Without the pictures, extract every line from the start of the material to the line containing "plt.rcParams['font.stretch'] = 'condensed'", both ends included.

(Code that draws figures)
^^^^^^^^

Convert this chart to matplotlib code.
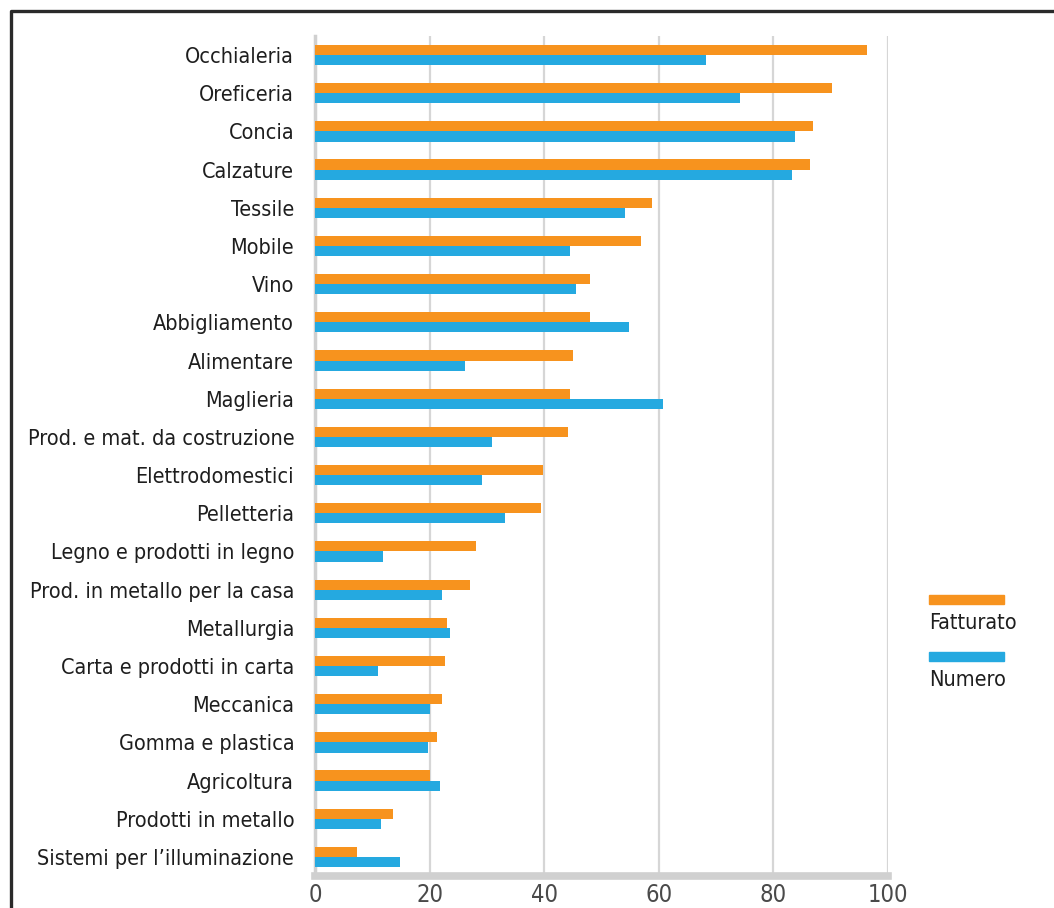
import numpy as np
import matplotlib
matplotlib.use('Agg')
import matplotlib.pyplot as plt
from matplotlib.lines import Line2D
from matplotlib.patches import Rectangle

plt.rcParams['font.family'] = ['DejaVu Sans']
plt.rcParams['font.stretch'] = 'condensed'

# data
categories = ['Occhialeria', 'Oreficeria', 'Concia', 'Calzature', 'Tessile', 'Mobile',
              'Vino', 'Abbigliamento', 'Alimentare', 'Maglieria',
              'Prod. e mat. da costruzione', 'Elettrodomestici', 'Pelletteria',
              'Legno e prodotti in legno', 'Prod. in metallo per la casa', 'Metallurgia',
              'Carta e prodotti in carta', 'Meccanica', 'Gomma e plastica', 'Agricoltura',
              'Prodotti in metallo', "Sistemi per l’illuminazione"]
fatturato = [96.4, 90.3, 86.9, 86.3, 58.8, 56.9, 48.0, 48.0, 45.0, 44.5, 44.1,
             39.8, 39.4, 28.1, 27.0, 23.0, 22.7, 22.2, 21.3, 20.1, 13.6, 7.3]
numero = [68.2, 74.1, 83.7, 83.2, 54.1, 44.5, 45.5, 54.8, 26.2, 60.7, 30.9,
          29.1, 33.1, 11.9, 22.2, 23.5, 11.0, 20.1, 19.7, 21.8, 11.5, 14.8]
xticks = [0, 20, 40, 60, 80, 100]
series_names = ['Fatturato', 'Numero']

orange = '#f7931e'
blue = '#25a9e0'

fig = plt.figure(figsize=(10.54, 9.08), dpi=100, facecolor='white')
ax = fig.add_axes([0.2989, 0.0352, 0.5436, 0.9252])

y = np.arange(len(categories))
h = 0.265
ax.barh(y - h / 2, fatturato, height=h, color=orange, zorder=3)
ax.barh(y + h / 2, numero, height=h, color=blue, zorder=3)

ax.set_ylim(len(categories) - 0.5, -0.5)
ax.set_xlim(0, 100)
ax.set_yticks(y)
ax.set_yticklabels(categories, fontsize=15.5, color='#1e1e1e')
ax.set_xticks(xticks)
ax.set_xticklabels([str(t) for t in xticks], fontsize=17, color='#4a4a4a')
ax.tick_params(axis='both', length=0)
ax.tick_params(axis='y', pad=15)
ax.tick_params(axis='x', pad=5)

ax.grid(axis='x', color='#d6d6d6', linewidth=1.6, zorder=0)
for s in ['top', 'right']:
    ax.spines[s].set_visible(False)
ax.spines['left'].set_color('#d0d0d0')
ax.spines['left'].set_linewidth(2.5)
ax.spines['bottom'].set_color('#d0d0d0')
ax.spines['bottom'].set_linewidth(5.5)

# legend on the right, handle above text
W, H = 1054, 908
for i, (name, col) in enumerate(zip(series_names, [orange, blue])):
    top = 595 + i * 57
    fig.patches.append(Rectangle((929 / W, 1 - (top + 9) / H), 75 / W, 9 / H,
                                 transform=fig.transFigure, color=col))
    fig.text(929 / W, 1 - (top + 28) / H, name, fontsize=15.5, color='#1e1e1e',
             va='center', ha='left')

# dark frame (left and top edges)
fig.add_artist(Line2D([10.5 / W, 10.5 / W, 1], [0, 1 - 10.5 / H, 1 - 10.5 / H],
                      transform=fig.transFigure, color='#2a2a2a', linewidth=2.4))

fig.savefig('out.png', dpi=100, facecolor='white')
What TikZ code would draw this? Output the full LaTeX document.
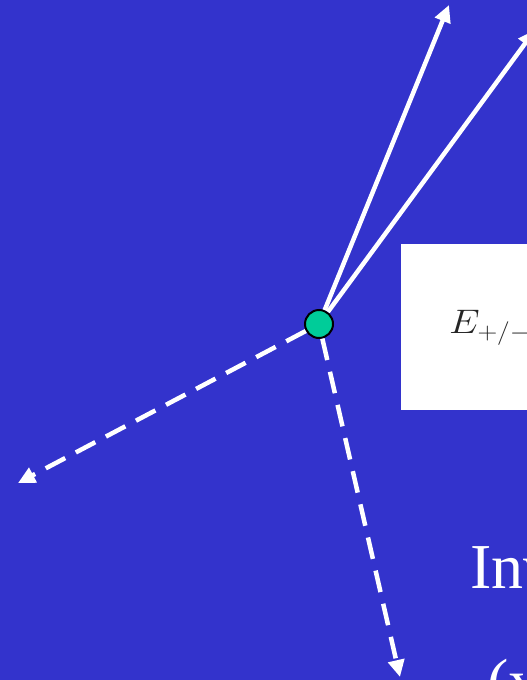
\RequirePackage{fix-cm}
\documentclass[tikz,border=0pt]{standalone}
\usepackage{fontspec}
\setmainfont{Liberation Serif}
\usepackage{xcolor}
\usetikzlibrary{arrows.meta,positioning}
\definecolor{slideblue}{RGB}{51,51,204}
\definecolor{vtxgreen}{RGB}{0,204,153}

\begin{document}
\begin{tikzpicture}[x=1pt,y=-1pt,
  track/.style={white,line width=4.5pt,-{Triangle[length=17pt,width=16pt]}},
  ghost/.style={track,dash pattern=on 22pt off 12pt},
  vertex/.style={circle,draw=black,line width=2pt,fill=vtxgreen,minimum size=28pt,inner sep=0pt},
  bigtext/.style={white,font=\fontsize{64}{70}\selectfont,anchor=base west,inner sep=0pt}]
\useasboundingbox (0,0) rectangle (527,680);
\clip (0,0) rectangle (527,680);
\fill[slideblue] (0,0) rectangle (527,680);
% mass box
\node[fill=white,anchor=north west,minimum width=160pt,minimum height=166pt,inner sep=0pt] (massbox) at (401,244) {};
\node[anchor=base west,inner sep=0pt,text=black!85,font=\fontsize{34}{40}\selectfont] (masstxt) at (449,333) {\scalebox{1.15}[1]{$E_{+/-}$}};
% decay vertex and tracks
\node[vertex] (vtx) at (319,324) {};
\coordinate (t1) at (449,5);
\coordinate (t2) at (535,30);
\coordinate (t3) at (18,483);
\coordinate (t4) at (400,677);
\draw[track] (vtx) -- (t1);
\draw[track] (vtx) -- (t2);
\draw[ghost] (vtx) -- (t3);
\draw[ghost] (vtx) -- (t4);
% caption text
\node[bigtext] (inv) at (470,588) {Inv};
\node[bigtext] (invx) at (487,703) {(x};
\end{tikzpicture}
\end{document}
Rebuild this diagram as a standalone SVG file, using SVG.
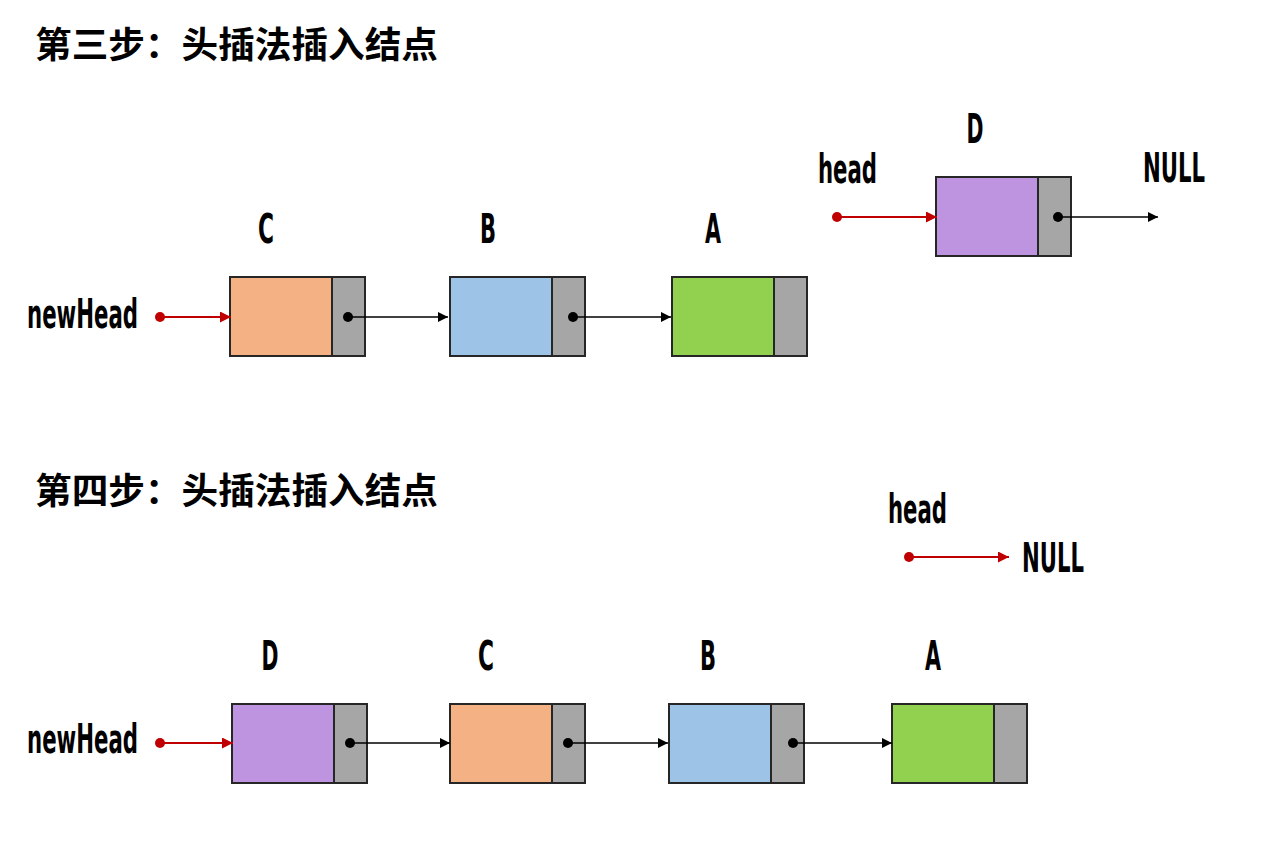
<svg xmlns="http://www.w3.org/2000/svg" width="1268" height="866" viewBox="0 0 1268 866">
<style>
.title{font-family:"Noto Sans CJK SC","Noto Sans",sans-serif;font-weight:bold;font-size:36px;fill:#000}
.lbl{font-family:"Liberation Sans Narrow","DejaVu Sans Condensed","Liberation Sans",sans-serif;font-weight:bold;font-size:41px;fill:#000}
.box{stroke:#262626;stroke-width:2}
.ptr{fill:#A6A6A6}
.orange{fill:#F4B183}.blue{fill:#9DC3E6}.green{fill:#92D050}.purple{fill:#BE93E0}
.blk{stroke:#000;stroke-width:1.3;fill:none}
.red{stroke:#C00000;stroke-width:2;fill:none}
</style>
<defs>
<marker id="ab" viewBox="0 0 10 10" refX="10" refY="5" markerWidth="11" markerHeight="10" markerUnits="userSpaceOnUse" orient="auto"><path d="M0,0L10,5L0,10z" fill="#000"/></marker>
<marker id="ar" viewBox="0 0 10 10" refX="10" refY="5" markerWidth="12" markerHeight="11" markerUnits="userSpaceOnUse" orient="auto"><path d="M0,0L10,5L0,10z" fill="#C00000"/></marker>
</defs>
<rect width="1268" height="866" fill="#fff"/>
<text class="title" x="35" y="58" textLength="403" lengthAdjust="spacingAndGlyphs">第三步：头插法插入结点</text>
<text class="title" x="35" y="504" textLength="403" lengthAdjust="spacingAndGlyphs">第四步：头插法插入结点</text>

<g id="labels">
<text class="lbl" x="27" y="328" textLength="111" lengthAdjust="spacingAndGlyphs">newHead</text>
<text class="lbl" x="818" y="183" textLength="59" lengthAdjust="spacingAndGlyphs">head</text>
<text class="lbl" x="1143" y="182" textLength="62" lengthAdjust="spacingAndGlyphs">NULL</text>
<text class="lbl" x="27" y="753" textLength="111" lengthAdjust="spacingAndGlyphs">newHead</text>
<text class="lbl" x="888" y="523" textLength="59" lengthAdjust="spacingAndGlyphs">head</text>
<text class="lbl" x="1022" y="572" textLength="62" lengthAdjust="spacingAndGlyphs">NULL</text>
</g>

<g id="top-C">
<text class="lbl" x="266" y="243" text-anchor="middle" textLength="16" lengthAdjust="spacingAndGlyphs">C</text>
<rect class="box orange" x="230" y="277" width="102" height="79"/>
<rect class="box ptr" x="332" y="277" width="33" height="79"/>
<circle cx="348" cy="317" r="5" fill="#000"/>
</g>
<g id="top-B">
<text class="lbl" x="488" y="243" text-anchor="middle" textLength="16" lengthAdjust="spacingAndGlyphs">B</text>
<rect class="box blue" x="450" y="277" width="102" height="79"/>
<rect class="box ptr" x="552" y="277" width="33" height="79"/>
<circle cx="573" cy="317" r="5" fill="#000"/>
</g>
<g id="top-A">
<text class="lbl" x="713" y="243" text-anchor="middle" textLength="16" lengthAdjust="spacingAndGlyphs">A</text>
<rect class="box green" x="672" y="277" width="102" height="79"/>
<rect class="box ptr" x="774" y="277" width="33" height="79"/>
</g>
<g id="top-D">
<text class="lbl" x="975" y="143" text-anchor="middle" textLength="17" lengthAdjust="spacingAndGlyphs">D</text>
<rect class="box purple" x="936" y="177" width="102" height="79"/>
<rect class="box ptr" x="1038" y="177" width="33" height="79"/>
<circle cx="1058" cy="217" r="5" fill="#000"/>
</g>

<g id="bot-D">
<text class="lbl" x="270" y="670" text-anchor="middle" textLength="17" lengthAdjust="spacingAndGlyphs">D</text>
<rect class="box purple" x="232" y="704" width="102" height="79"/>
<rect class="box ptr" x="334" y="704" width="33" height="79"/>
<circle cx="350" cy="743" r="5" fill="#000"/>
</g>
<g id="bot-C">
<text class="lbl" x="486" y="670" text-anchor="middle" textLength="16" lengthAdjust="spacingAndGlyphs">C</text>
<rect class="box orange" x="450" y="704" width="102" height="79"/>
<rect class="box ptr" x="552" y="704" width="33" height="79"/>
<circle cx="568" cy="743" r="5" fill="#000"/>
</g>
<g id="bot-B">
<text class="lbl" x="708" y="670" text-anchor="middle" textLength="16" lengthAdjust="spacingAndGlyphs">B</text>
<rect class="box blue" x="669" y="704" width="102" height="79"/>
<rect class="box ptr" x="771" y="704" width="33" height="79"/>
<circle cx="793" cy="743" r="5" fill="#000"/>
</g>
<g id="bot-A">
<text class="lbl" x="933" y="670" text-anchor="middle" textLength="16" lengthAdjust="spacingAndGlyphs">A</text>
<rect class="box green" x="892" y="704" width="102" height="79"/>
<rect class="box ptr" x="994" y="704" width="33" height="79"/>
</g>

<g id="connectors">
<line class="blk" x1="348" y1="317" x2="448" y2="317" marker-end="url(#ab)"/>
<line class="blk" x1="573" y1="317" x2="671" y2="317" marker-end="url(#ab)"/>
<line class="blk" x1="1058" y1="217" x2="1158" y2="217" marker-end="url(#ab)"/>
<line class="blk" x1="350" y1="743" x2="450" y2="743" marker-end="url(#ab)"/>
<line class="blk" x1="568" y1="743" x2="668" y2="743" marker-end="url(#ab)"/>
<line class="blk" x1="793" y1="743" x2="892" y2="743" marker-end="url(#ab)"/>
<circle cx="160" cy="317" r="5" fill="#C00000"/>
<line class="red" x1="160" y1="317" x2="231" y2="317" marker-end="url(#ar)"/>
<circle cx="837" cy="217" r="5" fill="#C00000"/>
<line class="red" x1="837" y1="217" x2="937" y2="217" marker-end="url(#ar)"/>
<circle cx="160" cy="743" r="5" fill="#C00000"/>
<line class="red" x1="160" y1="743" x2="233" y2="743" marker-end="url(#ar)"/>
<circle cx="909" cy="557" r="5" fill="#C00000"/>
<line class="red" x1="909" y1="557" x2="1009" y2="557" marker-end="url(#ar)"/>
</g>
</svg>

^^^^^^^^

The solution
Convert this chart to matplotlib code.
import numpy as np
import matplotlib
matplotlib.use('Agg')
import matplotlib.pyplot as plt
from matplotlib.lines import Line2D
from matplotlib.patches import Rectangle

plt.rcParams['font.family'] = ['DejaVu Sans']
plt.rcParams['font.stretch'] = 'condensed'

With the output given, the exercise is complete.